As illustrated, the global attention output 470 is then broadcast added via adder 475 (e.g., adder 365 of FIG. 3) to the local attention output 435 (provided via skip connection 445) to generate stacked slice output data 480. Finally, the stacked slice output data is de-sliced using operation 485 (e.g., using de-slicing layer 370 of FIG. 3) to provide an output data sequence 490 (e.g., slice output data 380).

Overcoming Context Fragmentation—Overlapped Local Attention and Focal Attention

To avoid context fragmentation with the sliced data representations used in composite slice transformer models, overlapped attention may be used in some aspects. That is, in some aspects, context fragmentation can be caused due to the local attention being strictly bounded to consider only other elements within the same slice, meaning that elements near the beginning and end of each slice may lose valuable context contained in one or more elements in the adjacent slices. By using overlapping attention, in some aspects, such context fragmentation can be reduced or avoided.

FIG. 5 depicts an example data flow 500 for slice attention using overlapped slice attention (referred to as overlapping slice local attention in some aspects), as may be implemented by the slice layer architecture described with respect to FIG. 3. Flow 500 proceeds in much the same way as flow 400 of FIG. 4, however, the local attention element 520 uses overlapping local attention in which slices are overlapped to regain context information lost by the slicing operation.
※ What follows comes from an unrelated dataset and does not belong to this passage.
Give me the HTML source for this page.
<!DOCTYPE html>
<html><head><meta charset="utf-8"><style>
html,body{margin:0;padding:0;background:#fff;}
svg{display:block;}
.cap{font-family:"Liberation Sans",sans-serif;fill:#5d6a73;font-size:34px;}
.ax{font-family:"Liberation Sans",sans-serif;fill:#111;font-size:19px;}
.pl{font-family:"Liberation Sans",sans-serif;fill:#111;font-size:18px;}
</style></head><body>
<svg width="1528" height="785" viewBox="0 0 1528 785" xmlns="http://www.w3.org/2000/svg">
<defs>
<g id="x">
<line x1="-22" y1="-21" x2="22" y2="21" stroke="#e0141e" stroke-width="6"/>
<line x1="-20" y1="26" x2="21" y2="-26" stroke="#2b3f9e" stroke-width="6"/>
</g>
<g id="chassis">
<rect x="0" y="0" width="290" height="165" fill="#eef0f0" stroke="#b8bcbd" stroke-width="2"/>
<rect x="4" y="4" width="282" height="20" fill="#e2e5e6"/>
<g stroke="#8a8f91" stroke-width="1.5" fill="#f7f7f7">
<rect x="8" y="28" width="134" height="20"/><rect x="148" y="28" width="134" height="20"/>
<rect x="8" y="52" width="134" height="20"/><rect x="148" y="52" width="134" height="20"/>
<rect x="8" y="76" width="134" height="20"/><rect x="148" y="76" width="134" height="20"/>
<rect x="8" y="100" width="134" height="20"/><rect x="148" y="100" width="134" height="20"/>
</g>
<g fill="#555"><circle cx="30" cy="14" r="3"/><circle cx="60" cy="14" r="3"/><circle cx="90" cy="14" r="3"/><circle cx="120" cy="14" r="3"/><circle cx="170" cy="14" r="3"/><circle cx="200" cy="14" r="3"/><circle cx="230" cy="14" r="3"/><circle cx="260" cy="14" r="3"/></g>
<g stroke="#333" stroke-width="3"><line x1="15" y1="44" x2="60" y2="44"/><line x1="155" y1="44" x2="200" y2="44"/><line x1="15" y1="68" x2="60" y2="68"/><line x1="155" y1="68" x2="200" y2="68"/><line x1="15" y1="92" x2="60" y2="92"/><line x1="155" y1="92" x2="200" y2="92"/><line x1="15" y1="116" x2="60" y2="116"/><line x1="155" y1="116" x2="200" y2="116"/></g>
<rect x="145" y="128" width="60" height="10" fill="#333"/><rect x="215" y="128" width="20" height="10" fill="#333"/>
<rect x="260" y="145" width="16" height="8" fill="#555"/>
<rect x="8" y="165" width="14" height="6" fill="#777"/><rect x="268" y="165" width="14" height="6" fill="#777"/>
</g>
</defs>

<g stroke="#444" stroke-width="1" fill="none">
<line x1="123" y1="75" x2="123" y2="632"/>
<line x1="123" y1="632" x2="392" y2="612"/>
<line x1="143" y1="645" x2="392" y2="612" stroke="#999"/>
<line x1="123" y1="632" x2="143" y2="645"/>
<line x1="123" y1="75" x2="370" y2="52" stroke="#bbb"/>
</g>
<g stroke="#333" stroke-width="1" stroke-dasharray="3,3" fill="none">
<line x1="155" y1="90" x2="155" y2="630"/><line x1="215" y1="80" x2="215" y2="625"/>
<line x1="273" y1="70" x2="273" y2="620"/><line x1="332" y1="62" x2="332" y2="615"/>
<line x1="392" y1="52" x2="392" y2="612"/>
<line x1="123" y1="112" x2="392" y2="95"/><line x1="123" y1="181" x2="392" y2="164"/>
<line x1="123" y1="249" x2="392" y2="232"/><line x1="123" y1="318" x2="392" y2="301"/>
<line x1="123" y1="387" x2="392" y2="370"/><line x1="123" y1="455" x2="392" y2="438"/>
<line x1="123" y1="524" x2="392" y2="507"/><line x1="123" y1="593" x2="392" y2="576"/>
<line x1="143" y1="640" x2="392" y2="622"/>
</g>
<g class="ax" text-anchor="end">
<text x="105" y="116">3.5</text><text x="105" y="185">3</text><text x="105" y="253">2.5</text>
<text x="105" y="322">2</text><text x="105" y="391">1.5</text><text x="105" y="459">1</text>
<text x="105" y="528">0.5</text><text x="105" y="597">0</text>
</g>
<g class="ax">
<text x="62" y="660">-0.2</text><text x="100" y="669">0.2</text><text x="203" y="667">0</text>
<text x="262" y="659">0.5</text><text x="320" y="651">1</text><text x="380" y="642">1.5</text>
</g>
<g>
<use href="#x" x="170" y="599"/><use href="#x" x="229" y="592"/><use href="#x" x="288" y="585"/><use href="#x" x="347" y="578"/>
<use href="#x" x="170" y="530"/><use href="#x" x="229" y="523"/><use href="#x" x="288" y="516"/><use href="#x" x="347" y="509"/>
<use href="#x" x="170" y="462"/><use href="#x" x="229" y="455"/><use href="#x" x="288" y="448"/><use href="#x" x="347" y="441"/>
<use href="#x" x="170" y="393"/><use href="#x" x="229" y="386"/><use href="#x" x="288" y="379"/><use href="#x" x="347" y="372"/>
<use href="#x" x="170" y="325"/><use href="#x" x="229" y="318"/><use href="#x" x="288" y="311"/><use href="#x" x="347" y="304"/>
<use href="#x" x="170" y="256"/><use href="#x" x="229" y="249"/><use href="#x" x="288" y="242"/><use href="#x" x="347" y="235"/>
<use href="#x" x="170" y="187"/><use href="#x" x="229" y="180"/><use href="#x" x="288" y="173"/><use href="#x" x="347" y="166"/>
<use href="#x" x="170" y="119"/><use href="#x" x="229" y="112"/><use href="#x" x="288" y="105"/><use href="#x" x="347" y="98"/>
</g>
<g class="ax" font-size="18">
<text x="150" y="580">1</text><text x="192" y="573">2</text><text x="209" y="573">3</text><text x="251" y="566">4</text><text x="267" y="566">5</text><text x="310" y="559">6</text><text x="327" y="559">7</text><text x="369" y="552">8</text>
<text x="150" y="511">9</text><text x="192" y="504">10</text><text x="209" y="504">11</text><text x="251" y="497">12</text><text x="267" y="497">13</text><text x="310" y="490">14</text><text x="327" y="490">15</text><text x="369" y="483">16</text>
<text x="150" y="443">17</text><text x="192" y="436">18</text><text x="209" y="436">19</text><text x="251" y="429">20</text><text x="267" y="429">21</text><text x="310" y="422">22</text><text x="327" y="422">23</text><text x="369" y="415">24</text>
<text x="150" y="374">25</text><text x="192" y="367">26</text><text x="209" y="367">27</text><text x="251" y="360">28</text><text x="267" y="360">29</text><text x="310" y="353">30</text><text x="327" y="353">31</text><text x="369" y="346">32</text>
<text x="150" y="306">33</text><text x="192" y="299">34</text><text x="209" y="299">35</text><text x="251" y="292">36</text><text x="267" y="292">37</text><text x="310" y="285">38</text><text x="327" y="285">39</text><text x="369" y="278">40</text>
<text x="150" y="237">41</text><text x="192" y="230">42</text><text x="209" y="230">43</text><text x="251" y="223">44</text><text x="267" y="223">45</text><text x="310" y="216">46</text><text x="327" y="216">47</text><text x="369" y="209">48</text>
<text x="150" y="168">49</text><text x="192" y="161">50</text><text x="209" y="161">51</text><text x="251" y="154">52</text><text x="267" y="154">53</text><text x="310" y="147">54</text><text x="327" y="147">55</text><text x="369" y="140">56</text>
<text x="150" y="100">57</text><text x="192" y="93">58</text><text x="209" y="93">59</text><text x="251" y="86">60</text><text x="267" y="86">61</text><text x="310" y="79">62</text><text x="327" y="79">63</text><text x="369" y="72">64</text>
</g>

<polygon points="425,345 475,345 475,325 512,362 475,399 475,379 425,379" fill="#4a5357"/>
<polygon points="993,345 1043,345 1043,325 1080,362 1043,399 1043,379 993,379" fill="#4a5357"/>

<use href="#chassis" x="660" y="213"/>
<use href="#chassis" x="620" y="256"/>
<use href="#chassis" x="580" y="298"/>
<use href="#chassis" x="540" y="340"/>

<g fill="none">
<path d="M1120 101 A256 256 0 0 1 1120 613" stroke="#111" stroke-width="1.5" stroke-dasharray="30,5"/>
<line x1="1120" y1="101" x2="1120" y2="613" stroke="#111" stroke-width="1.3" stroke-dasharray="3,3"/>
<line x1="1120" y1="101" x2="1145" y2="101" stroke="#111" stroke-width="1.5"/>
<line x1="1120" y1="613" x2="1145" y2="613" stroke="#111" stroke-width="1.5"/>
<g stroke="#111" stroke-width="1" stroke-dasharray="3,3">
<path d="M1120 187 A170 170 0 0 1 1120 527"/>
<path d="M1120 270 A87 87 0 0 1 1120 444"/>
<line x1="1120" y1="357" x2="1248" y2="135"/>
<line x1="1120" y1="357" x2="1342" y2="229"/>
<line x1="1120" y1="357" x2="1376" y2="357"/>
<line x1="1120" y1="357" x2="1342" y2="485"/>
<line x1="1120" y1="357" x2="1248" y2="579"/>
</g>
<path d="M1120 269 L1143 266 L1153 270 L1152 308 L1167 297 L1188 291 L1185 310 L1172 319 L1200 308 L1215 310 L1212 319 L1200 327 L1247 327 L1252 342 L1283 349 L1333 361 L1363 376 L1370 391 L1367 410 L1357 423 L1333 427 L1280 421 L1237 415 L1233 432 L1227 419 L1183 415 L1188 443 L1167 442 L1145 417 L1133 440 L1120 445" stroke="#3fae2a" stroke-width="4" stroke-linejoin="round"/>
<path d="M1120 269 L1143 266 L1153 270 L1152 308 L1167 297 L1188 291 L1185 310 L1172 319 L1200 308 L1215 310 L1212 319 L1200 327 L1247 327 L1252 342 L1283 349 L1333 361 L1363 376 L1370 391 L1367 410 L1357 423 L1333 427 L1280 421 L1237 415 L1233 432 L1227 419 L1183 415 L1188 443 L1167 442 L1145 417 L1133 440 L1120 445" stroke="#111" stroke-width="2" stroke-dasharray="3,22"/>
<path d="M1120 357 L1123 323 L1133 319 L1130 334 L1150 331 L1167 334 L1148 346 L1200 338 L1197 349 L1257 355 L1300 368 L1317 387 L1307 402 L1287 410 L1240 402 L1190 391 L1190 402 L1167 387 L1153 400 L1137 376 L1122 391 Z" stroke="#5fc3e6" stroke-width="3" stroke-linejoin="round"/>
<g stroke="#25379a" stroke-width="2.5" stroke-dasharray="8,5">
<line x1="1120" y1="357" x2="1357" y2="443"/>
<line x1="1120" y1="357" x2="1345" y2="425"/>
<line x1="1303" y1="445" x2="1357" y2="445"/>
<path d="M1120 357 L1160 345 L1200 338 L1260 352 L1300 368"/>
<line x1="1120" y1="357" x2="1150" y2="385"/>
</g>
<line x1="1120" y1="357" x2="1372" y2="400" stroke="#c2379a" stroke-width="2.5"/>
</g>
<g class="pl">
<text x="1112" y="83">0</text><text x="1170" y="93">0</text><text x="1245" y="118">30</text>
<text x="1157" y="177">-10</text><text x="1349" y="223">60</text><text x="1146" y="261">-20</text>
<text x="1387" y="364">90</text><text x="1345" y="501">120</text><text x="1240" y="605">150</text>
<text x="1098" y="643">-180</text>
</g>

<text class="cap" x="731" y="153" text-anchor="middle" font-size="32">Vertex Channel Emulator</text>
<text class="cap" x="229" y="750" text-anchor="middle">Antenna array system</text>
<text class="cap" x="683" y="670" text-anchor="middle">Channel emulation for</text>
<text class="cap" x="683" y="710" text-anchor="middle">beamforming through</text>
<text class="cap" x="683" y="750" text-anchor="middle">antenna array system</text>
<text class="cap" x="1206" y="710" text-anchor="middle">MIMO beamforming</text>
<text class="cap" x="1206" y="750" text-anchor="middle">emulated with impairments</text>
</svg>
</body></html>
That is, allowing slices to overlap can allow for the local attention to be generated for each element with fuller context of the element (e.g., based on additional neighboring elements), rather than using strict non-overlapping slices that fragment the context of some elements in the slices. As can be seen, the overlapping does come at the cost of additional complexity based on the ratio of overlap, increasing the overall complexity to

$O (a \frac{N}{L} L^{2}),$

where a is a hyperparameter specifying the amount of overlap.

In some aspects, the overlapped local attention is implemented by generating the local attention output 535 based on overlapping slices in the stacked slice representation 515. For example, in the illustrated aspect, the local attention element 520 computes the local attention output 535 based on pairs of slices concatenated (e.g., by doubling the width of the key vector 525A (also referred to in some aspects as the local key vector, matrix, or tensor) and the value vector (also referred to in some aspects as the local value vector, matrix, or tensor)).
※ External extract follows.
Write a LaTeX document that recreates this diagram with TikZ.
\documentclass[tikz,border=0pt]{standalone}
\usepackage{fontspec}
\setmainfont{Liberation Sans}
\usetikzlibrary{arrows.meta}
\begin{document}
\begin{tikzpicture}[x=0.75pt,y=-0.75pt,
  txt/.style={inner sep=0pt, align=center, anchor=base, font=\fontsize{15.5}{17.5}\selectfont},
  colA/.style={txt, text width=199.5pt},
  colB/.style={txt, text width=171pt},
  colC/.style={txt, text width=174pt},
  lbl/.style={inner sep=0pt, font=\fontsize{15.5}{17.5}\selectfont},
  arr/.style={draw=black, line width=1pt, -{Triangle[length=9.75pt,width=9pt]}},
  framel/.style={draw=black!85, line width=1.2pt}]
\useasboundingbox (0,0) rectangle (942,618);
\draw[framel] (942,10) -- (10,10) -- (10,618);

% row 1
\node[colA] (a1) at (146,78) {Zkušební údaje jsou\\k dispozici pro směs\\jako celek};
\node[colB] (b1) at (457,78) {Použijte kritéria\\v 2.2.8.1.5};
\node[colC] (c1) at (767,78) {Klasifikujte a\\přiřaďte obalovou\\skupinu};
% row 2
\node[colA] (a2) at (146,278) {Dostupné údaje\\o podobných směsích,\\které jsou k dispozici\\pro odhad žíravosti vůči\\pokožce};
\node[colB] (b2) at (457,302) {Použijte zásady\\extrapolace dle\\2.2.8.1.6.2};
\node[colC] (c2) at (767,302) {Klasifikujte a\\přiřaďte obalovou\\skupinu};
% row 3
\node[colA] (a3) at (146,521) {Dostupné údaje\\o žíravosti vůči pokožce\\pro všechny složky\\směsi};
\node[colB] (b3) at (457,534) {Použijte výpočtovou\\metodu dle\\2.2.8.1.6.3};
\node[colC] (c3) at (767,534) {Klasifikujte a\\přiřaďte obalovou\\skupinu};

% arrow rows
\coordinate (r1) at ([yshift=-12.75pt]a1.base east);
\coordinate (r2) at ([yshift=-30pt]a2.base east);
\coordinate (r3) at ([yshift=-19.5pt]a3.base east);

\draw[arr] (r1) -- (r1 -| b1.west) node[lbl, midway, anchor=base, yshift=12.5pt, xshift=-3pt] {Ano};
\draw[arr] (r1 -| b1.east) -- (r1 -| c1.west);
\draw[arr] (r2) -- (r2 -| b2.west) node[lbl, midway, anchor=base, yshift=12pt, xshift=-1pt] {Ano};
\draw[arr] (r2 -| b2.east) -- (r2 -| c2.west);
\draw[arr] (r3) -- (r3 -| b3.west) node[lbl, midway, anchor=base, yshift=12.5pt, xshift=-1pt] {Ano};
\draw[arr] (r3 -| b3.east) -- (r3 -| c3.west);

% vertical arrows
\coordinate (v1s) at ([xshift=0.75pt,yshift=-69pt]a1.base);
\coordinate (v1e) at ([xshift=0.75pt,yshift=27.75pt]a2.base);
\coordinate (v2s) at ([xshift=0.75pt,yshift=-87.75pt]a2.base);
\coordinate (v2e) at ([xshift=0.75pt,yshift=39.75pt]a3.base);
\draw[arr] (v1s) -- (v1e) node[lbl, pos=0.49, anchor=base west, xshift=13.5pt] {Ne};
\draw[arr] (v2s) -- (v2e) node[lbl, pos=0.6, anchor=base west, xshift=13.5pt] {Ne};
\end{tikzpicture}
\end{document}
In some aspects, to address the complexity impact from overlapped attention when using a sliced data representation, focal attention (also referred to in some aspects as focal slice attention) may be utilized as a more efficient way of creating overlap. FIG. 6 depicts an example data flow 600 for slice attention using focal local attention, as may be implemented by the slice layer architecture described with respect to FIG. 3. Flow 600 proceeds in much the same way as flow 500 of FIG. 5, however, at the local attention element 620 uses segment-wise focal local attention (depicted by elements 625A and 625B), which is described in more detail with respect to FIG. 7. Unlike some conventional attempts at focal attention, in aspects described herein, one-dimensional sliced sequences are used to achieve an intermediate between local and global attention. This can be performed by taking sequences of different overlapping lengths of the query sequence, as discussed above with reference to FIG. 5. Suppose a slice of the input sequence N_w(l−1):wlis taken, where w is the width of the slice, and l is the l^thslice in the sequence. This forms the query matrix. For the key and value matrices, multiple different sequence lengths can be taken. For example, the system may use the below four sequence lengths:

(K,V)_w(l−1):w¹

(K,V)_{w(l−1−α):wl+a}

(K,V)_{w(l−1−2α):wl+2a}

(K,V)_{w(l−1−4α):wl+4a}

In the expressions above, a is a selectable overlap ratio. In some aspects, the key and value sequences can then be passed through different pooling and/or convolution operations to merge the information, as discussed in more detail below with reference to FIG. 7. Generally, the longer the sequences, the larger the pooling and the coarser the information in the output sequences. These sequences may then be concatenated and convolved to achieve the original dimension as the query, which allows for bringing down the complexity of composite slice transformer from

$O (α \frac{N}{L} L^{2}) to O (\frac{N}{L} L^{2}) .$

FIG. 7 depicts an example workflow 700 to implement focal slice local attention. As described above, the stacked slice representation can be transformed using different sequence lengths to create overlap. These difference sequences can then be individually pooled or convolved, and then concatenated to generate the overlapped stacked slice representation. The overlapped stacked slice representation can then be convolved to reshape the data so that local attention can be applied and focal local attention output can be generated (which can then be processed through the remainder of the composite slice transformer architecture as described above).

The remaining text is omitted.